On June 8, 2026, the Indian stock market experienced a downturn, with the BSE Sensex dropping 1 percent and the Nifty 50 falling 1.02 percent. Despite these domestic losses, India demonstrated notable resilience compared to its Asian counterparts, which saw declines of up to 8 percent, particularly in South Korea's Kospi and Japan's Nikkei.

The global market sentiment was significantly impacted by a tech-led sell-off in the United States, alongside rising US bond yields and escalating geopolitical tensions in West Asia. US markets saw substantial drops, with the Nasdaq Composite plunging 4.18 percent, driven by semiconductor giants like Intel and AMD. The Dow Jones Industrial Average fell 1.35 percent, and the S&P 500 lost 2.64 percent.

Global Headwinds Impacting Markets

VK Vijayakumar, Chief Investment Strategist at Geojit Investments, highlighted strong headwinds facing markets as the trading week began. The sharp decline in the Nasdaq severely rattled global bourses, particularly tech-heavy regions such as South Korea and Taiwan, which experienced significant sell-offs.

Asian markets bore the brunt of this global shift. Korea's Kospi initially plunged by 8 percent before recovering slightly, still down over 4 percent, while Japan's Nikkei fell 3.7 percent. Hong Kong and mainland Chinese indices also registered declines.

West Asia Conflict and Crude Oil

Further exacerbating market anxieties was the intensification of the West Asia conflict, following reports of Iran and Israel striking each other for the first time since a ceasefire. This geopolitical escalation, despite US President Donald Trump reportedly advising Israeli Prime Minister Benjamin Netanyahu against further attacks, sent crude oil prices soaring.
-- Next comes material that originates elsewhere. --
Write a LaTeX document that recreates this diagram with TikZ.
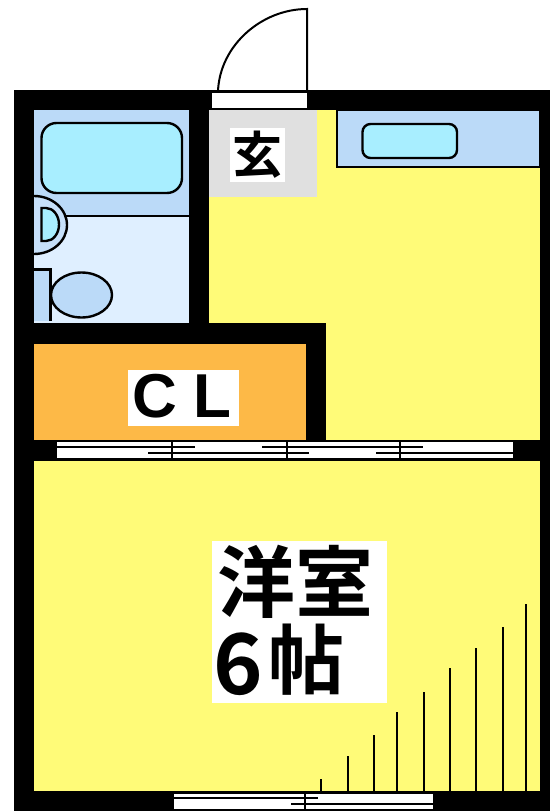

Brent futures for August delivery rose 3.54 percent to $96.36 a barrel, building on previous gains.

Vijayakumar noted that the renewed conflict and robust US jobs data, which fueled expectations that the Federal Reserve would not cut rates as President Trump desired, contributed to a hardening of crude prices and a likely hold on interest rates for the foreseeable future.

India's Relative Outperformance

India's comparative strength stems from its position as a “non-AI trade” market, potentially benefiting from a rotation of investment away from the AI-driven tech sector that has seen a massive $12 trillion rally this year. Vijayakumar suggested that the tech-led sell-off in the US could trigger a beneficial shift towards non-AI investments, favoring India.

Beyond this sectoral rotation, several domestic factors are bolstering the Indian market. The Indian Rupee has shown appreciation, strengthening to 94.94 against the dollar from a recent low of 96.96, which may deter sustained selling by Foreign Institutional Investors (FIIs). Furthermore, a robust GDP growth forecast of 7.7 percent for FY26 and better-than-expected Q4 corporate results provide fundamental support, underpinning the market's resilience amidst global turbulence.